Jesus doesn't direct you to think of that person you have a hard time forgiving. He doesn't direct you to that person you still see sneering or leering at you. You are directed to think of that person who it is easy for you to forgiven. Think of your child who felt terribly bad he broke your favorite lamp. Think of that person who knocked all your groceries out of your hand. Think of your spouse who brought you a thoughtful gift 3 sizes too big. Think of how you longed for, ached for them to receive your forgiveness and totally forget they ever did it. That's what you're to be thinking of when you pray this prayer because that's how earnestly and completely God in Christ has forgiven you.

With the "as" clause Jesus is giving you a comforting illustration. Where would we be if Jesus had taught us to pray "forgive us our sinsas long as they aren't too serious, as long as we are sorry enough, or as long as we never, ever do it again?" Jesus taught us to pray the way He did, so we would think of sins that our easy for us to forgive and of sinners we hurt for till they believe they're really forgiven. Why? Because that's how God in Christ feels about us and our sins.
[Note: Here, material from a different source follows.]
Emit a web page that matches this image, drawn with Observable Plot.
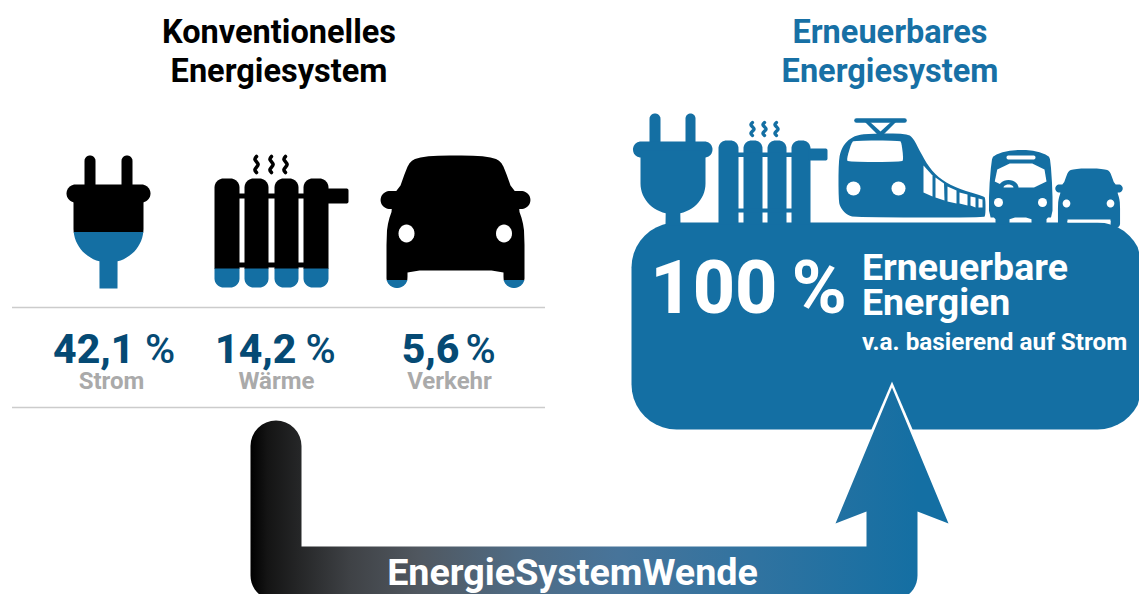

You think I exaggerate? You saw how terribly they purposely and willfully mistreated, abused, and tortured Jesus in the Passion reading. In the very depths of His suffering on the cross, when all the weight of their hell is on Him, what does Jesus say? "Father forgive them for they know not what they do." Don't think He speaks a more limited or less rich word of forgiveness in that font, at this altar or from these lips. Amen.